── Data supplied
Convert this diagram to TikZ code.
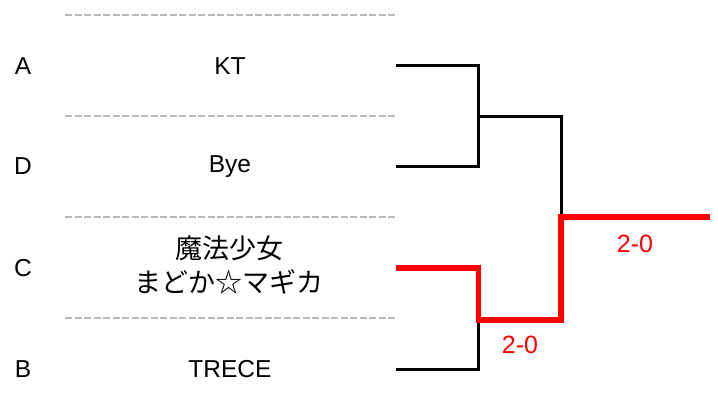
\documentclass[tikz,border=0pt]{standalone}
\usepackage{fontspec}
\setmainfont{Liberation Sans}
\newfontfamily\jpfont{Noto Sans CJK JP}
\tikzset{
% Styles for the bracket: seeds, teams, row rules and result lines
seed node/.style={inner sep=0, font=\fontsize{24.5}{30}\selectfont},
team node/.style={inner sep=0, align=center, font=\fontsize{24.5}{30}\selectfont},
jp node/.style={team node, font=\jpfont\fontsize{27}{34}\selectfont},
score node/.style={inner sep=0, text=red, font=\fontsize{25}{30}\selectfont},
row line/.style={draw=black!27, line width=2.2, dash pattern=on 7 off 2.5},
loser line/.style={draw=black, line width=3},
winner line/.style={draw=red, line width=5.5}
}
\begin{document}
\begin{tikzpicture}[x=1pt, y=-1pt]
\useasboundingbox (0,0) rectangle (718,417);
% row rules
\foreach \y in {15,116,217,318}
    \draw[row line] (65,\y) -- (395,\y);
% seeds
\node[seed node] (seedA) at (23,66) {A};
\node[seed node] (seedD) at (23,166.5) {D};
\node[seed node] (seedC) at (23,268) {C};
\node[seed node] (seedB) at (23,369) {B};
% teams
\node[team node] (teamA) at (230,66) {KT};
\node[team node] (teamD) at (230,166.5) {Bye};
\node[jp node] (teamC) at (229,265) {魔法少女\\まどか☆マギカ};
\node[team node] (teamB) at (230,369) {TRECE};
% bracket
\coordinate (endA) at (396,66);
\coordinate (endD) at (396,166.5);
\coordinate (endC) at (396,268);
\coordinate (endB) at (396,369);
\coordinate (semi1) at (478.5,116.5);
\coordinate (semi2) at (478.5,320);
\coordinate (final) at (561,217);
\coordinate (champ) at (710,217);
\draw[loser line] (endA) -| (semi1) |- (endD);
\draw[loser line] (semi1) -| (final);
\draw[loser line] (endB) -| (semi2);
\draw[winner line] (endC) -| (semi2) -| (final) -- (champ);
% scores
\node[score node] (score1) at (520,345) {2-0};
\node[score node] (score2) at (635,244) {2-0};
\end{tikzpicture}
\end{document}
────
── Data supplied
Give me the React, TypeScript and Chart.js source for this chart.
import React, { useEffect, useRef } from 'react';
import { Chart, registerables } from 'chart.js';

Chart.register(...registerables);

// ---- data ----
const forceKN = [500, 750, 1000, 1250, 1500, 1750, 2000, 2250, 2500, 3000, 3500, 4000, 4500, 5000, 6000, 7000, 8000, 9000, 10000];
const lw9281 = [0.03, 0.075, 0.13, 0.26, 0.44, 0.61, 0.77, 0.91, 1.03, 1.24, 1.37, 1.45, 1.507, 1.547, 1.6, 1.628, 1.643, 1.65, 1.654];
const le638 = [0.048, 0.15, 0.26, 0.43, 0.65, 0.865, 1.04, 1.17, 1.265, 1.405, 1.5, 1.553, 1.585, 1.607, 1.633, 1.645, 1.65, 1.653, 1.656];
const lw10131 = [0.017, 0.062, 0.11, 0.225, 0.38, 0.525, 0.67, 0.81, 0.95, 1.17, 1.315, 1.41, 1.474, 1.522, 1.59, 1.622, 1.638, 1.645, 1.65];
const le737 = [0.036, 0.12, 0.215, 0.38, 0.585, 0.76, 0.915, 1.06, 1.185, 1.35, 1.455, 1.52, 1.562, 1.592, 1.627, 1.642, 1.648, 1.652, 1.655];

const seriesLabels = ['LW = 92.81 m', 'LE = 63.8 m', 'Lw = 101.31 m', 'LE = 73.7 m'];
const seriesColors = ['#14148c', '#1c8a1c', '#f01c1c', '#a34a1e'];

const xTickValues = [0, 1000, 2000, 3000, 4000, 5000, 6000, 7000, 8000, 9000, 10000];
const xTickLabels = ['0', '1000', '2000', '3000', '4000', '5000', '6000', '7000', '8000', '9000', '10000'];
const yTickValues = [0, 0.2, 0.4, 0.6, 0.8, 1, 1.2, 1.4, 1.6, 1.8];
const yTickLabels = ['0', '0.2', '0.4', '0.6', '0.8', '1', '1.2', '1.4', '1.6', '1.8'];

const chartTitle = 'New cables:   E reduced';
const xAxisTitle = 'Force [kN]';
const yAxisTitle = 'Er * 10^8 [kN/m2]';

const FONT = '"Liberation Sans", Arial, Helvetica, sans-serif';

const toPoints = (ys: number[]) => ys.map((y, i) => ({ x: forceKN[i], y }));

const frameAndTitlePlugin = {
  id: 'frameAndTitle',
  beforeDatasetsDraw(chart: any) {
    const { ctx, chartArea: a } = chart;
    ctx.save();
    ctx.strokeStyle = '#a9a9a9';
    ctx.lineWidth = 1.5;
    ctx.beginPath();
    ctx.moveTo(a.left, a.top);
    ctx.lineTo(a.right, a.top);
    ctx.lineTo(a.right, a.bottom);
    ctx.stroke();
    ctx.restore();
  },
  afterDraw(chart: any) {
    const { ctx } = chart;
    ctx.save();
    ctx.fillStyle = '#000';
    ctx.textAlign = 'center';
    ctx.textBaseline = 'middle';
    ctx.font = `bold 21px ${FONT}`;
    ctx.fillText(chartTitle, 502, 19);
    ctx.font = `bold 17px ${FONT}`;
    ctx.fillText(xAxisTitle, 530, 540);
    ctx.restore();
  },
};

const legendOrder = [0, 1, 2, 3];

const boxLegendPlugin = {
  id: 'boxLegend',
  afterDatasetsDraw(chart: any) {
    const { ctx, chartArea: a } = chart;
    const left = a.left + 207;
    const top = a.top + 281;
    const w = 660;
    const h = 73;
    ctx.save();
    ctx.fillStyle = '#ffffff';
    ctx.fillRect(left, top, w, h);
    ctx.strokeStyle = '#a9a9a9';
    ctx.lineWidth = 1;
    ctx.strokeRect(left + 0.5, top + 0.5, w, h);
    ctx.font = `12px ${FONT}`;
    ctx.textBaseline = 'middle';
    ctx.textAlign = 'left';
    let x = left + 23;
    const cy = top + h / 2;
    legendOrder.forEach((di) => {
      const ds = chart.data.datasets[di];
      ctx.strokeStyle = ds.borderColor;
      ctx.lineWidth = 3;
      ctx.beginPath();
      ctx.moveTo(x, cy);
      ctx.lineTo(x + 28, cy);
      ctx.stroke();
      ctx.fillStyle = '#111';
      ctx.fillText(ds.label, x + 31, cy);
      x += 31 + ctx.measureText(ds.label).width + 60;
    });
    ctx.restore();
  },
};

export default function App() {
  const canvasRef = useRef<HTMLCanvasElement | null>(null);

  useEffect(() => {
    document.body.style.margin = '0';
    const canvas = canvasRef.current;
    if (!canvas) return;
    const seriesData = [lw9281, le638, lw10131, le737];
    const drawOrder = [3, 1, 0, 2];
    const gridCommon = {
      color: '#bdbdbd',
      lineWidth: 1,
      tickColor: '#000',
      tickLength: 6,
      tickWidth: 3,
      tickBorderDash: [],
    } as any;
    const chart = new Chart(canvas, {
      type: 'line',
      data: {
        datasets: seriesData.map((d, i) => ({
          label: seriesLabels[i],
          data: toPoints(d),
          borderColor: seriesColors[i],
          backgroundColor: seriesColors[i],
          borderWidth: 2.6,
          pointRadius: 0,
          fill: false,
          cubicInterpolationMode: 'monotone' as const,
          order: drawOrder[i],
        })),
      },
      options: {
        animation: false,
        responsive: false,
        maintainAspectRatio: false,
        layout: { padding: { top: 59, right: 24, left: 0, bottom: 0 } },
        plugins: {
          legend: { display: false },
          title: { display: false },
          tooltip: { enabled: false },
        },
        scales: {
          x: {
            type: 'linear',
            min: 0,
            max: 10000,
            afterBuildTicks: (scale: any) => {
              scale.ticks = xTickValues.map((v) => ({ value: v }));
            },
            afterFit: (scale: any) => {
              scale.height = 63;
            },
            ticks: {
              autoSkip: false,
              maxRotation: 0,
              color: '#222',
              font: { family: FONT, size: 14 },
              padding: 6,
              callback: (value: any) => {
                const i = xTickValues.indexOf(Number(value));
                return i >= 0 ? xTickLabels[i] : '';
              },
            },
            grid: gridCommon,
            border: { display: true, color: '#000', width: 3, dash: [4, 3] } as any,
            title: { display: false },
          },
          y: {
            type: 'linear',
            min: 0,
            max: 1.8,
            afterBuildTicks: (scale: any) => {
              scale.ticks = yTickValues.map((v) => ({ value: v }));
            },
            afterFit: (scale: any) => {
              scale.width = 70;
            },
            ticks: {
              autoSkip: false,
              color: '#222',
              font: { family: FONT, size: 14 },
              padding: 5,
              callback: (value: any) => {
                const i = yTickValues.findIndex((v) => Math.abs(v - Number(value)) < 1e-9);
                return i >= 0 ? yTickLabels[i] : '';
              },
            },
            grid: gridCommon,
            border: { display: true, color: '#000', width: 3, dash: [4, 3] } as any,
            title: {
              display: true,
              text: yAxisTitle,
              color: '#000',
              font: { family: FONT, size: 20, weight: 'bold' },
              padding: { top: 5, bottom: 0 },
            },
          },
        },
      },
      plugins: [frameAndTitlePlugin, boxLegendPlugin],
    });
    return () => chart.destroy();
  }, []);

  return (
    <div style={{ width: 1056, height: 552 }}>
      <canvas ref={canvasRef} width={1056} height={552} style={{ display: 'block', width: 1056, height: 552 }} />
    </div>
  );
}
────
── Data supplied
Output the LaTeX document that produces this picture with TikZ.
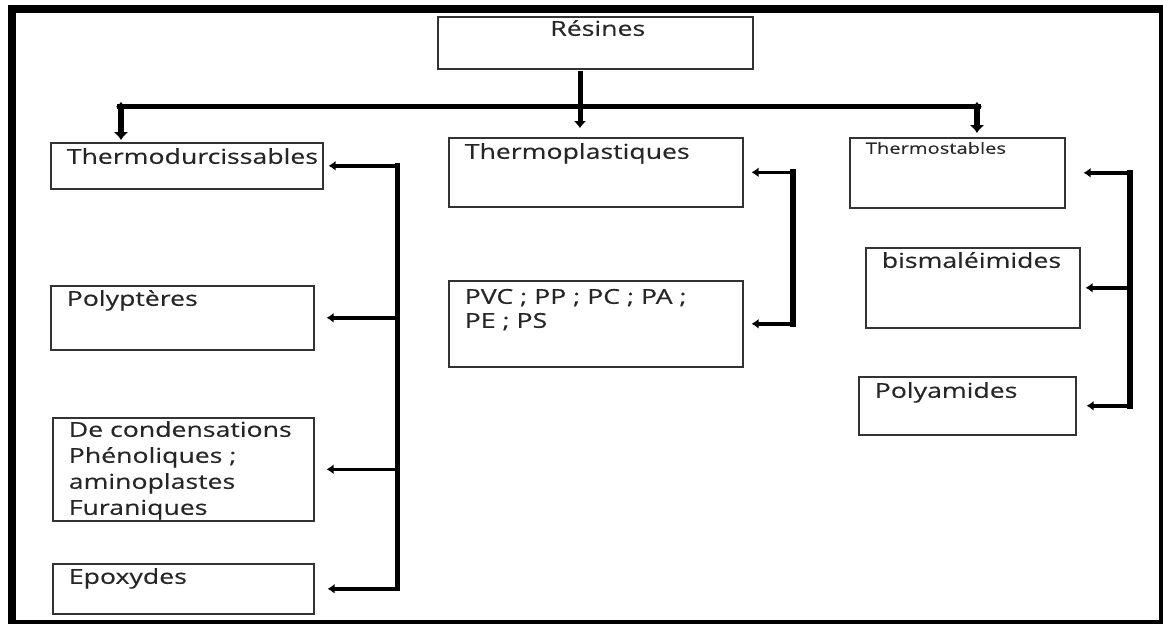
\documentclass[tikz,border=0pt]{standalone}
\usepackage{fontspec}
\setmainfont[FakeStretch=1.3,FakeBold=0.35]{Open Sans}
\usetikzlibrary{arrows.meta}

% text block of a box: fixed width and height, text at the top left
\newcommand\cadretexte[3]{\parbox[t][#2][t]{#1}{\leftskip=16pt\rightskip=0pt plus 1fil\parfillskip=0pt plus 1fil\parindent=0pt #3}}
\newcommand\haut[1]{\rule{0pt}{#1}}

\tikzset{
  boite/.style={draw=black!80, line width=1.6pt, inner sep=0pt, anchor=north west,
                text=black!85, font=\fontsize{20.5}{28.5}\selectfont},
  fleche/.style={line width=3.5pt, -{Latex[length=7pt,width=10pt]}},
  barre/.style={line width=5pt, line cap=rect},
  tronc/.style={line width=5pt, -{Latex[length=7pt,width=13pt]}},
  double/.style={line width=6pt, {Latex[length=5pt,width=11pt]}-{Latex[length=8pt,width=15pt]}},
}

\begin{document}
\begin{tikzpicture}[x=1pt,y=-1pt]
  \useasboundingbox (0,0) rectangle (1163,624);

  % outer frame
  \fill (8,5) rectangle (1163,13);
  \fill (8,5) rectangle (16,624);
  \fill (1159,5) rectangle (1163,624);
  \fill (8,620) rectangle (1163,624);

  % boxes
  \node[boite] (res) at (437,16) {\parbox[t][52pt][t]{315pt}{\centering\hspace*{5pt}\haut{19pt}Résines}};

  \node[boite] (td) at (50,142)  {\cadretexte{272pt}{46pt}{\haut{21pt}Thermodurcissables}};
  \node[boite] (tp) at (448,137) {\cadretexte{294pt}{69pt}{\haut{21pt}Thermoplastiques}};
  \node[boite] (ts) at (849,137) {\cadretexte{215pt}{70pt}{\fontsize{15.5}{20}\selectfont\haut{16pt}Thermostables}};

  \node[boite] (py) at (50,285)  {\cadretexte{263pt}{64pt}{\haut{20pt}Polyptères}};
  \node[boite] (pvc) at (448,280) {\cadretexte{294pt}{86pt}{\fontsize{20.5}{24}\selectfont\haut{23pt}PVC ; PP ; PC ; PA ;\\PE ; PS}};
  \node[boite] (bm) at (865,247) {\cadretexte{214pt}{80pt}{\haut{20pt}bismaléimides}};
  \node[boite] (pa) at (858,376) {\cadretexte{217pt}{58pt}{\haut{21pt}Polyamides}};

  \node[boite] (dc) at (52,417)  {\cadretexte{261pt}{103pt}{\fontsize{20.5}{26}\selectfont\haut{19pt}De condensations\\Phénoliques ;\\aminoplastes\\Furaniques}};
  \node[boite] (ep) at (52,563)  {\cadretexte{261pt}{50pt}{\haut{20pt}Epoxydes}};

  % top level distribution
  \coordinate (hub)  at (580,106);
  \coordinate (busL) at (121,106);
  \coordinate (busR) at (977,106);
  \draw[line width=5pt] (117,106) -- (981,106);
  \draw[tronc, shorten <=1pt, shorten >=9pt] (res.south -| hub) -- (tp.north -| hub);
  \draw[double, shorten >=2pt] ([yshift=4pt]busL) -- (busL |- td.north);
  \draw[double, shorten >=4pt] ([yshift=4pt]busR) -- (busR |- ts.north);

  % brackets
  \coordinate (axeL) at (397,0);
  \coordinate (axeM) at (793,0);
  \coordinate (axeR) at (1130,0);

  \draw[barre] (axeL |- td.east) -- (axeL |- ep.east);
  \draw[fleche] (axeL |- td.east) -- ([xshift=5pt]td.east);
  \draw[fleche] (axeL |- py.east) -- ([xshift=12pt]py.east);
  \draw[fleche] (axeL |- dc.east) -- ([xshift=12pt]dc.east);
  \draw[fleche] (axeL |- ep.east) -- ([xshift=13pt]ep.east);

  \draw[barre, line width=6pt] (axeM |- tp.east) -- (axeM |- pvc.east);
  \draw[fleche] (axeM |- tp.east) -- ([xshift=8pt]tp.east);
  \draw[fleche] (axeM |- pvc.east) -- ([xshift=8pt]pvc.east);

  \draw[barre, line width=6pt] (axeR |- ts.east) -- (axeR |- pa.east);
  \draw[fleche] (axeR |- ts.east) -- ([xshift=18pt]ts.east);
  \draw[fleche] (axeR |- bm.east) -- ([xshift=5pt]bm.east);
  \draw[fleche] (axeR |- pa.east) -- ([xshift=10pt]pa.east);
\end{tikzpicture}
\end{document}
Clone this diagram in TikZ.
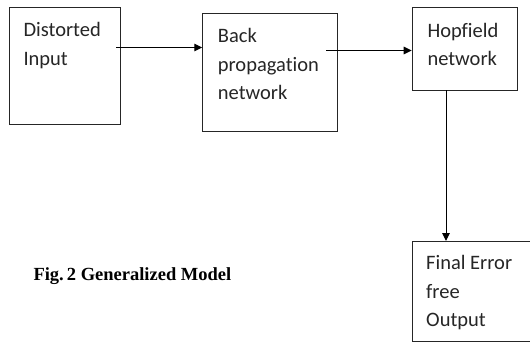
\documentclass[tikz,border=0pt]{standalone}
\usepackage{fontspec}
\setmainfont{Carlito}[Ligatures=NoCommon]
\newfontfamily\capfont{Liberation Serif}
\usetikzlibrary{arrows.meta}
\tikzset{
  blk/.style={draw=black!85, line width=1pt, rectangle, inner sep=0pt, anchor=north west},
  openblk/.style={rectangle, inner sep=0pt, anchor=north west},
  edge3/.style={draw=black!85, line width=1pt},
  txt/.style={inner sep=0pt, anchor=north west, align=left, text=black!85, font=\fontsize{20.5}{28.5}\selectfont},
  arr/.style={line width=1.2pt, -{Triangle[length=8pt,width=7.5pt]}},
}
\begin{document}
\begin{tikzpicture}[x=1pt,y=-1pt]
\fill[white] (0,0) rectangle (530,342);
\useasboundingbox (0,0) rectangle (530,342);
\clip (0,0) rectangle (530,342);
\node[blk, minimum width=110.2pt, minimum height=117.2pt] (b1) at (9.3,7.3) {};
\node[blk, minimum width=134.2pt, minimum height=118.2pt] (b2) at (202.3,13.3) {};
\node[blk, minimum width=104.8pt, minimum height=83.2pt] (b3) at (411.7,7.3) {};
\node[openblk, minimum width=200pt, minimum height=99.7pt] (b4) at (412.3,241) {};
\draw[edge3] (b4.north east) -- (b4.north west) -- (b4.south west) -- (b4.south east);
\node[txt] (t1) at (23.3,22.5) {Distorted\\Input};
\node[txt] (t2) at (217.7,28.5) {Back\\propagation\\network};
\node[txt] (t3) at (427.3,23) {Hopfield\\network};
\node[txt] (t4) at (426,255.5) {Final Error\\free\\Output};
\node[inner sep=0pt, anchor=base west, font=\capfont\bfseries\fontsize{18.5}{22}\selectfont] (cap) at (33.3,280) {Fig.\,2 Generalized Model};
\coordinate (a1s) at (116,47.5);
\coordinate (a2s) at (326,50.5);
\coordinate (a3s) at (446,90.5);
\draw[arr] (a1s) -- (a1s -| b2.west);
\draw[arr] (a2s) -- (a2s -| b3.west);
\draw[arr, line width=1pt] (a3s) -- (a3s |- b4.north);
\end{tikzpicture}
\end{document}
────
Exercise requirements
Your task is to give again the lines from the one containing "Give me the" to the one containing "['#14148c', '#1c8a1c', '#f01c1c', '#a34a1e'];", both lines included, exactly and without anything added.

Solution
Give me the React, TypeScript and Chart.js source for this chart.
import React, { useEffect, useRef } from 'react';
import { Chart, registerables } from 'chart.js';

Chart.register(...registerables);

// ---- data ----
const forceKN = [500, 750, 1000, 1250, 1500, 1750, 2000, 2250, 2500, 3000, 3500, 4000, 4500, 5000, 6000, 7000, 8000, 9000, 10000];
const lw9281 = [0.03, 0.075, 0.13, 0.26, 0.44, 0.61, 0.77, 0.91, 1.03, 1.24, 1.37, 1.45, 1.507, 1.547, 1.6, 1.628, 1.643, 1.65, 1.654];
const le638 = [0.048, 0.15, 0.26, 0.43, 0.65, 0.865, 1.04, 1.17, 1.265, 1.405, 1.5, 1.553, 1.585, 1.607, 1.633, 1.645, 1.65, 1.653, 1.656];
const lw10131 = [0.017, 0.062, 0.11, 0.225, 0.38, 0.525, 0.67, 0.81, 0.95, 1.17, 1.315, 1.41, 1.474, 1.522, 1.59, 1.622, 1.638, 1.645, 1.65];
const le737 = [0.036, 0.12, 0.215, 0.38, 0.585, 0.76, 0.915, 1.06, 1.185, 1.35, 1.455, 1.52, 1.562, 1.592, 1.627, 1.642, 1.648, 1.652, 1.655];

const seriesLabels = ['LW = 92.81 m', 'LE = 63.8 m', 'Lw = 101.31 m', 'LE = 73.7 m'];
const seriesColors = ['#14148c', '#1c8a1c', '#f01c1c', '#a34a1e'];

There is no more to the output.